The high-level structure of a Pipeline Bundle never changes and is as follows:

my_pipeline_bundle/
├── fixtures/
├── resources/
│   └── my_first_pipeline.yml
├── scratch/
├── src/
│   ├── dataflows
│   └── pipeline_configs
├── databricks.yml
└── README.md

Note

Refer to the Framework Concepts section for more details on the different components of a Pipeline Bundle.

It is the structure of the src/dataflows directory that is flexible and can be organised in the way that best suits your standards and ways of working. The Framework will:

Read all the Data Flow Spec files under the src/dataflows directory, regardless of the folder structure.

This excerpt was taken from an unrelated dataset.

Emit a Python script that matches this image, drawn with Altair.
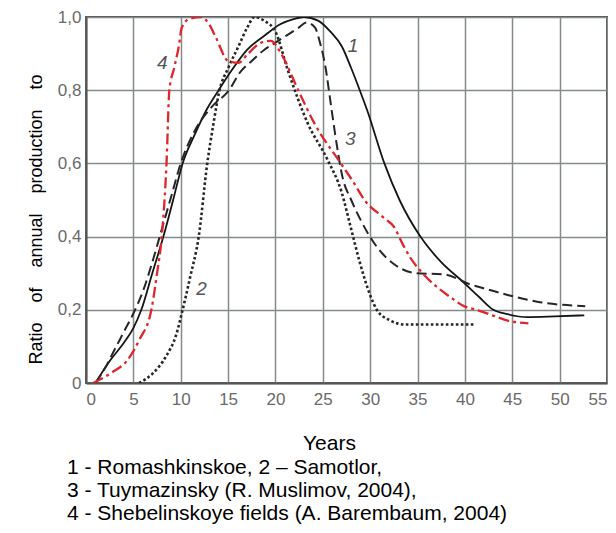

Filtering of the Dataflows is done when defining your Pipeline and is discussed in the Building a Pipeline Bundle section.
Expect that the schemas, transforms and expectations related to a Data Flow Spec are located in their respective schemas, dml and expectations sub-directories within the Data Flow Spec’s home directory.

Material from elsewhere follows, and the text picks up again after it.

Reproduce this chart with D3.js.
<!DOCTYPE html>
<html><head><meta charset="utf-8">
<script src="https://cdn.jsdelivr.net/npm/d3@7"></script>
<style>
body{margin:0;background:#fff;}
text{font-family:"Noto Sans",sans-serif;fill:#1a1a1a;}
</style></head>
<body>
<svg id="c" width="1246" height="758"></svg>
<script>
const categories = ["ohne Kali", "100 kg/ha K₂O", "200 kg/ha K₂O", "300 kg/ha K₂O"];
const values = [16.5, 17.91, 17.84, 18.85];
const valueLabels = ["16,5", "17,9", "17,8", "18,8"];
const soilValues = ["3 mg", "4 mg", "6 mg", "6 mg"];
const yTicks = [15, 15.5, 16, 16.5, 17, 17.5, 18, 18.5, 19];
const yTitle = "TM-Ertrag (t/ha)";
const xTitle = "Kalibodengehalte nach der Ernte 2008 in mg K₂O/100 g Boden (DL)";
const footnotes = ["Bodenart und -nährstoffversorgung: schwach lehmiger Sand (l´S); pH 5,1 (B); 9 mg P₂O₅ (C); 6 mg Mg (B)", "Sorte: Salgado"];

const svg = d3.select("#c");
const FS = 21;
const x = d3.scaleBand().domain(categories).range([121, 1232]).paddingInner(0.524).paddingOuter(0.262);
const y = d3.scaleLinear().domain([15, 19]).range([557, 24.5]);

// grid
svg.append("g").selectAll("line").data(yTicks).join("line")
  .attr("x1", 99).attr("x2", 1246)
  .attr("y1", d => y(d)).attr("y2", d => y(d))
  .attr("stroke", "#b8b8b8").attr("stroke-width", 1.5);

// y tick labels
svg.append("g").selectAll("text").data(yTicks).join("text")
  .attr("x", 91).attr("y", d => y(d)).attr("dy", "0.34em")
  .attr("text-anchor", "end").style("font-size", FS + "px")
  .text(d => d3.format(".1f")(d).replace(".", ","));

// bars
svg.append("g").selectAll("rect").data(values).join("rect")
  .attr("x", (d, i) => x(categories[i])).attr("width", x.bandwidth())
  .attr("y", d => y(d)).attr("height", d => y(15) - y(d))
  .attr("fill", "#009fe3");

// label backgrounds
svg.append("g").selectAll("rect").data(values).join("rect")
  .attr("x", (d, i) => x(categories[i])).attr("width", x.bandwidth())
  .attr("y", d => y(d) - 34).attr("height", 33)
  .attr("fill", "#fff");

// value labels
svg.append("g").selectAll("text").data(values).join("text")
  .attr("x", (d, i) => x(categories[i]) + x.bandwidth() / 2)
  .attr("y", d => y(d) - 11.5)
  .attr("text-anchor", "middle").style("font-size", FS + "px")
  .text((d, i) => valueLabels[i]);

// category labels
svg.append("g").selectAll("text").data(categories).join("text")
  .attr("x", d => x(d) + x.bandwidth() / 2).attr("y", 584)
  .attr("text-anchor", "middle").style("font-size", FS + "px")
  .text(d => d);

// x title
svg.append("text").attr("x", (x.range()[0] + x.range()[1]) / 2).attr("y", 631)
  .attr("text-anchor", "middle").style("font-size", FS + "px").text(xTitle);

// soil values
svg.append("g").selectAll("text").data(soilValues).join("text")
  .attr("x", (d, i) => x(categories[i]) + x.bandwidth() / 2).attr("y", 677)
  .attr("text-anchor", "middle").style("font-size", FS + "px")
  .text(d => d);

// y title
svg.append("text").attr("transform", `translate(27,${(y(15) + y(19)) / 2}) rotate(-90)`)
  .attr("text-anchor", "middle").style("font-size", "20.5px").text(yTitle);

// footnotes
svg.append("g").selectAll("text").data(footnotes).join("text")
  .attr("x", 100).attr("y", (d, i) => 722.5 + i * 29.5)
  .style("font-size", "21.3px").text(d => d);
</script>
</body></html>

The most common ways to organize your src/dataflows directory are:

Flat:

my_pipeline_bundle/
├── src/
│   ├── dataflows
│   │   ├── table_1_data_flow_spec_main.json
│   │   ├── table_2_data_flow_spec_main.json
│   │   ├── dml
│   │   │   ├── table_1_tfm.sql
│   │   │   ├── table_2_tfm_1.sql
│   │   │   └── table_2_tfm_2.sql
│   │   ├── expectations
│   │   │   └── table_2_dqe.json
│   │   ├── python_functions
│   │   └── schemas
│   │       ├── table_1.json
│   │       └── table_2.json

By Use Case:

my_pipeline_bundle/
├── src/
│   ├── dataflows
│   │   ├── use_case_1
│   │   │   ├── table_1_data_flow_spec_main.json
│   │   │   ├── table_2_data_flow_spec_main.json
│   │   │   ├── dml
│   │   │   │   ├── table_1_tfm.sql
│   │   │   │   ├── table_2_tfm_1.sql
│   │   │   │   └── table_2_tfm_2.sql
│   │   │   ├── expectations
│   │   │   ├── python_functions
│   │   │   └── schemas
│   │   │       ├── table_1.json
│   │   │       └── table_2.json
│   │   └── use_case_2
│   │       ├── table_1_data_flow_spec_main.json
│   │       ├── table_2_data_flow_spec_main.json
│   │       ├── dml
│   │       ├── expectations
│   │       ├── python_functions
│   │       └── schemas

By Target Table:

my_pipeline_bundle/
├── src/
│   ├── dataflows
│   │       ├── table_1
│   │       │   ├── table_1_data_flow_spec_main.json
│   │       │   ├── dml
│   │       │   │   ├── table_1_tfm.sql
│   │       │   ├── expectations
│   │       │   ├── python_functions
│   │       │   └── schemas
│   │       │       └── table_1.json
│   │       └── table_2
│   │           ├── table_2_data_flow_spec_main.json
│   │           ├── dml
│   │           │   ├── table_2_tfm_1.sql
│   │           │   └── table_2_tfm_2.sql
│   │           ├── expectations
│   │           │   └── table_2_dqe.json
│   │           ├── python_functions
│   │           └── schemas
│   │               └── table_2.json
│   └── pipeline_configs